We continue to see more proposed changes. If we look at the water market briefly, Daryl Quinlivan, who I appointed to do this work, came out with the Water market reform:final roadmapreport. His concern was around costs. I know that internally there were recommendations around building another ivory tower, whether it’s in the ACCC or elsewhere, to look after water market reform. The concern I always have is around who’s paying, because that cost will go onto the cost of water. The bigger these departments get, the more people that they employ, the more things they do, that cost has to be recovered, and it will be recovered through the only means necessary, which is on water prices. That drives up the cost of food and it reduces the opportunities for Australian farmers to be profitable, to be cost competitive in the world environment.

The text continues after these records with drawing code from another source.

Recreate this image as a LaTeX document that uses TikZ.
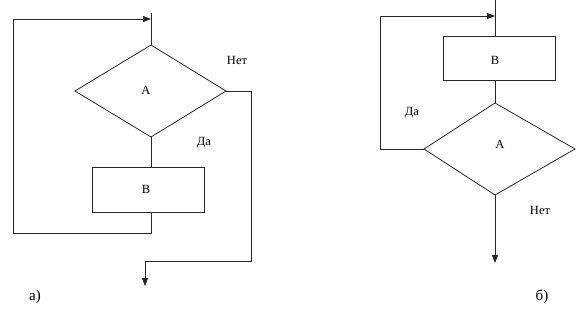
\documentclass[tikz,border=0pt]{standalone}
\usepackage{fontspec}
\setmainfont{Liberation Serif}
\usetikzlibrary{shapes.geometric,arrows.meta}
\begin{document}
\begin{tikzpicture}[x=1pt,y=-1pt,
  flow/.style={line width=0.8pt,draw=black!85},
  arr/.style={flow,-{Triangle[length=8pt,width=6pt]}},
  lbl/.style={font=\fontsize{12.5}{14}\selectfont,inner sep=0pt},
  caps/.style={font=\fontsize{15}{17}\selectfont,inner sep=0pt}]
\useasboundingbox (0,0) rectangle (587,319);
% ---------- a) ----------
\coordinate (aT) at (151,45);
\coordinate (aL) at (75,91);
\coordinate (aR) at (226,91);
\coordinate (aB) at (151,137);
\draw[flow] (aT) -- (aR) -- (aB) -- (aL) -- cycle;
\node[lbl] (aA) at (146,90) {А};
\node[flow,draw,minimum width=112pt,minimum height=45pt,inner sep=0pt] (aBox) at (148,189.5) {};
\node[lbl] (aBt) at (146,189) {В};
\coordinate (aTop) at (151,13);
\coordinate (aEnter) at (151,19);
\coordinate (aLoopA) at (13,19);
\coordinate (aLoopB) at (13,233);
\coordinate (aLoopC) at (151,233);
\coordinate (aR1) at (251,91);
\coordinate (aR2) at (251,261);
\coordinate (aR3) at (145,261);
\coordinate (aEnd) at (145,286);
\draw[flow] (aTop) -- (aT);
\draw[flow] (aB) -- (aBox.north -| aB);
\draw[flow] (aBox.south -| aB) -- (aLoopC) -- (aLoopB) -- (aLoopA);
\draw[arr] (aLoopA) -- (aEnter);
\draw[flow] (aR) -- (aR1) -- (aR2) -- (aR3);
\draw[arr] (aR3) -- (aEnd);
\node[lbl] (aNo) at (237,60) {Нет};
\node[lbl] (aYes) at (204,143) {Да};
\node[caps] (aCap) at (35,297) {а)};
% ---------- b) ----------
\coordinate (bTop) at (495,0);
\coordinate (bEnter) at (495,16);
\node[flow,draw,minimum width=112pt,minimum height=44pt,inner sep=0pt] (bBox) at (499,58) {};
\node[lbl] (bBt) at (495,60) {В};
\coordinate (bT) at (495,103);
\coordinate (bL) at (424,149);
\coordinate (bR) at (575,149);
\coordinate (bB) at (495,195);
\draw[flow] (bT) -- (bR) -- (bB) -- (bL) -- cycle;
\node[lbl] (bA) at (500,144) {А};
\coordinate (bLoopA) at (380,149);
\coordinate (bLoopB) at (380,16);
\coordinate (bEnd) at (495,263);
\draw[flow] (bTop) -- (bBox.north -| bTop);
\draw[flow] (bBox.south -| bT) -- (bT);
\draw[flow] (bL) -- (bLoopA) -- (bLoopB);
\draw[arr] (bLoopB) -- (bEnter);
\draw[arr] (bB) -- (bEnd);
\node[lbl] (bYes) at (412,113) {Да};
\node[lbl] (bNo) at (540,210) {Нет};
\node[caps] (bCap) at (542,297) {б)};
\end{tikzpicture}
\end{document}
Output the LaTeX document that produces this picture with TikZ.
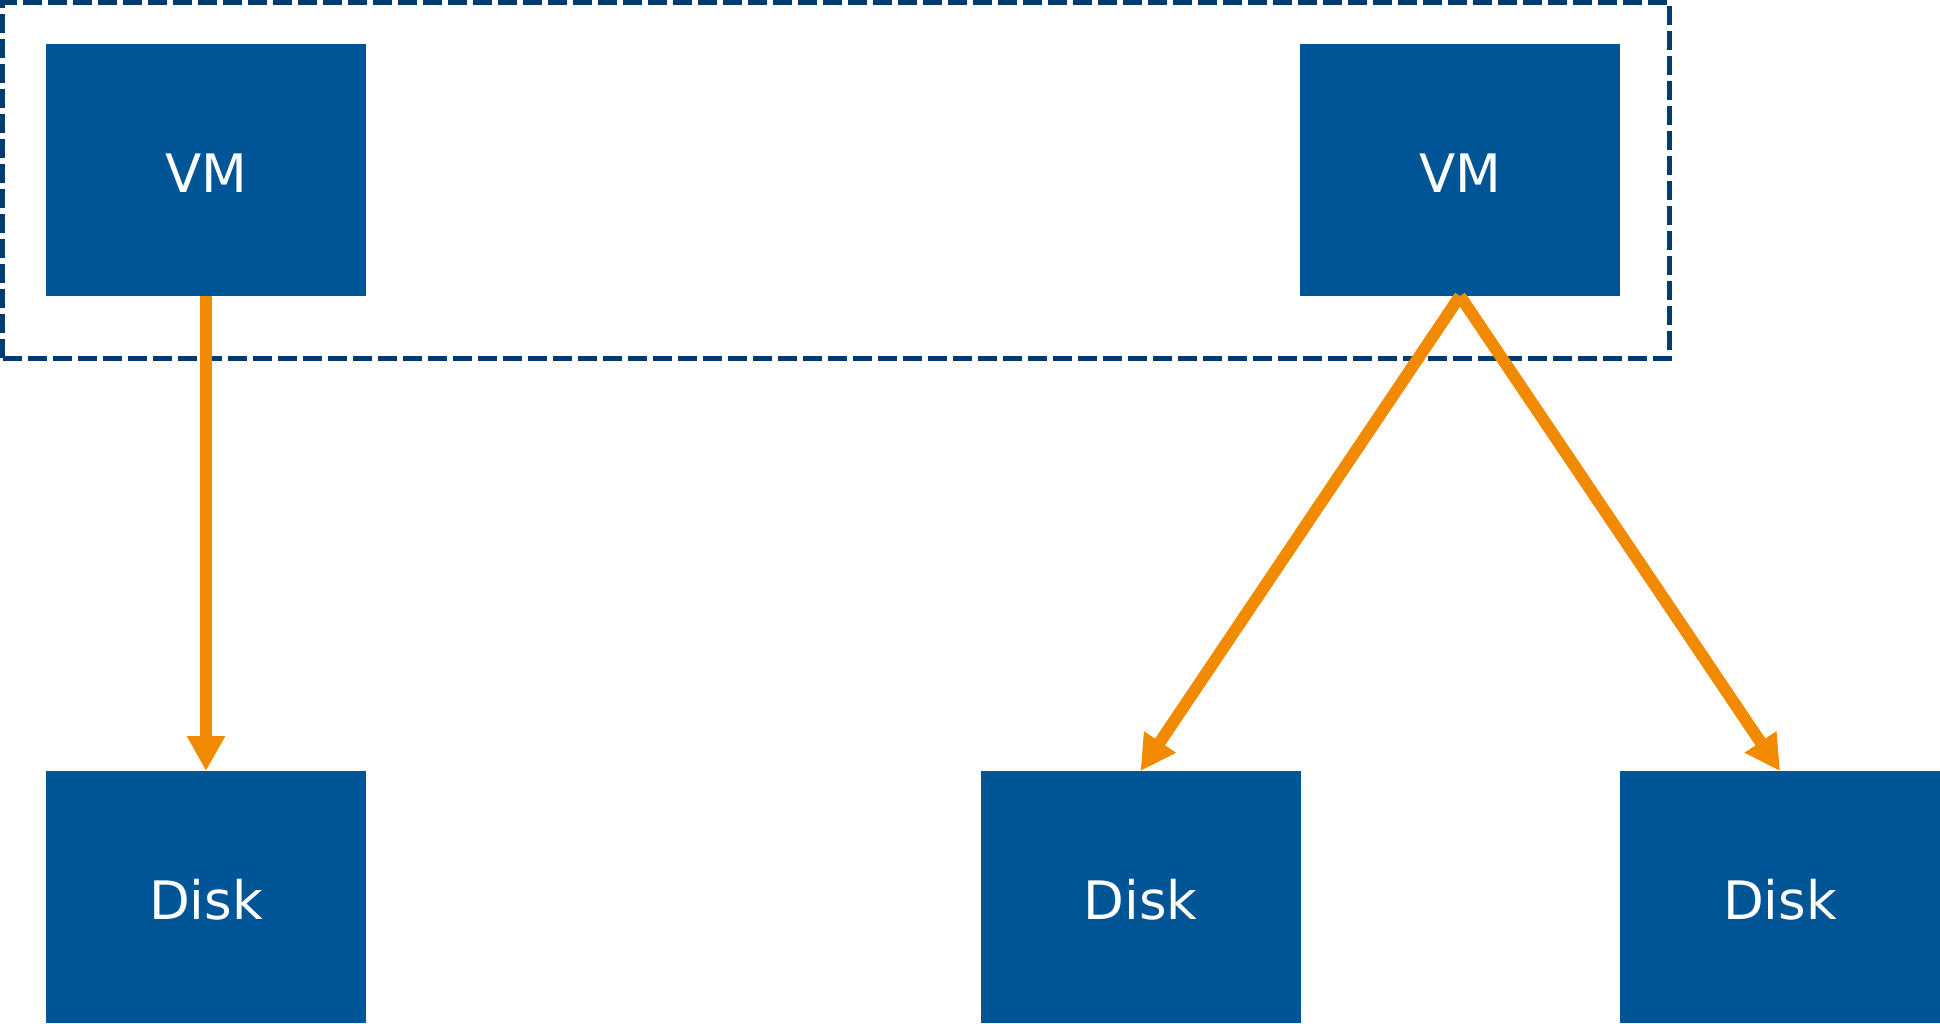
\documentclass[tikz,border=0pt]{standalone}
\usepackage{fontspec}
\setmainfont{DejaVu Sans}
\usetikzlibrary{arrows.meta}
\definecolor{boxblue}{HTML}{005596}
\definecolor{navy}{HTML}{003B70}
\definecolor{arroworange}{HTML}{F28A00}
\begin{document}
\begin{tikzpicture}[x=1pt,y=-1pt,
  box/.style={rectangle, fill=boxblue, text=white, minimum width=320pt, minimum height=252pt, inner sep=0pt, outer sep=0pt, text height=44pt, text depth=0pt, font=\fontsize{53}{64}\selectfont},
  link/.style={draw=arroworange, line width=12pt, -{Triangle[width=36pt,length=35pt]}},
  group/.style={draw=navy, line width=5pt, dash pattern=on 19pt off 6pt}]
\useasboundingbox (0,0) rectangle (1940,1023);
\node[group, rectangle, minimum width=1666.5pt, minimum height=356pt, inner sep=0pt, outer sep=0pt] (grp) at (835.75,180.5) {};
\node[box] (vm1) at (206,170) {VM};
\node[box] (vm2) at (1460,170) {VM};
\node[box] (d1) at (206,897) {Disk};
\node[box] (d2) at (1140.5,897) {Disk};
\node[box] (d3) at (1780,897) {Disk};
\draw[link] (vm1.south) -- (d1.north);
\draw[link] (vm2.south) -- (d2.north);
\draw[link] (vm2.south) -- (d3.north);
\end{tikzpicture}
\end{document}
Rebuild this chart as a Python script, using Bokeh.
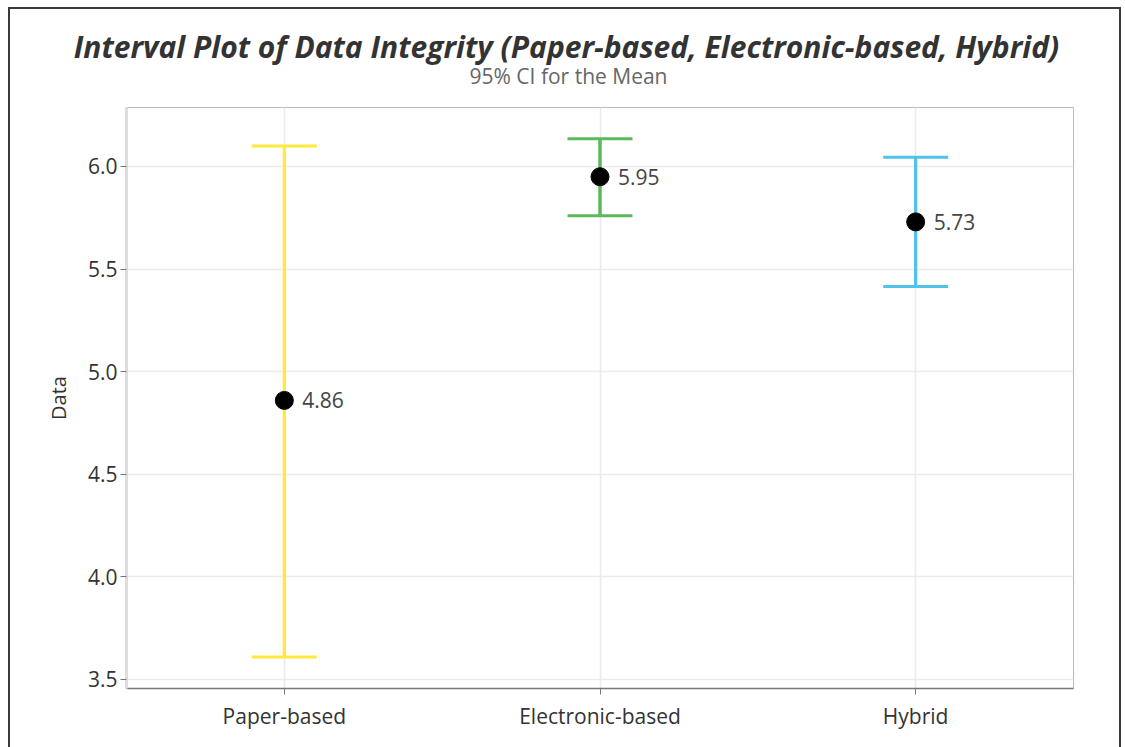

There were statements made by Victoria’s water minister, Harriet Shing. They do not support the new deal. Victoria has a longstanding opposition to buybacks and nothing we have seen in this deal has changed that position. But it’s not just Victoria who are against this. New South Wales does not support water buybacks. It wants to see the Australian government prioritise investment in recovering water through other ways. How do you do this without New South Wales and Victoria, two of the biggest agricultural states on the Murray-Darling Basin? You cannot deliver the plan without them.

The federal minister needs to explain to the House and explain to the Australian people how on earth you have a plan without these two states. How is it that they want to go out and take away what drives the economy in these regional towns and centres? They deserve to be looked after, and the idea that they will be thrown a few shekels to move them on, to do something else—well, they don’t want to do that. They like where they live. They like to live in regional Australia. They like being farmers. They like working on farms. They like delivering for our economy. Can you imagine what this will cost in perpetuity for every single year that it doesn’t exist, this change to take away water entitlements forever from these people who produce Australia’s food supply? The idea that it can be offset by something else is nonsense. It is ludicrous, and yet we have a Minister for the Environment and Water who is deadset on destroying these communities and the people who live there.

The more the minister focuses on taking away from them, the more they’ll fight, the more they’ll argue and the more they’ll stand up. We have seen how much trouble this has caused in the basin in the past, and I say to Minister Plibersek: ‘Recant. Change your mind. Go back to the way it was being delivered under the coalition, because infrastructure is the way to do this.’ There are multiple benefits to using infrastructure for this type of water recovery. You get infrastructure that lasts for decades, you get outcomes for communities that last forever, and you don’t destroy the economies of these regional communities who deserve to be looked after.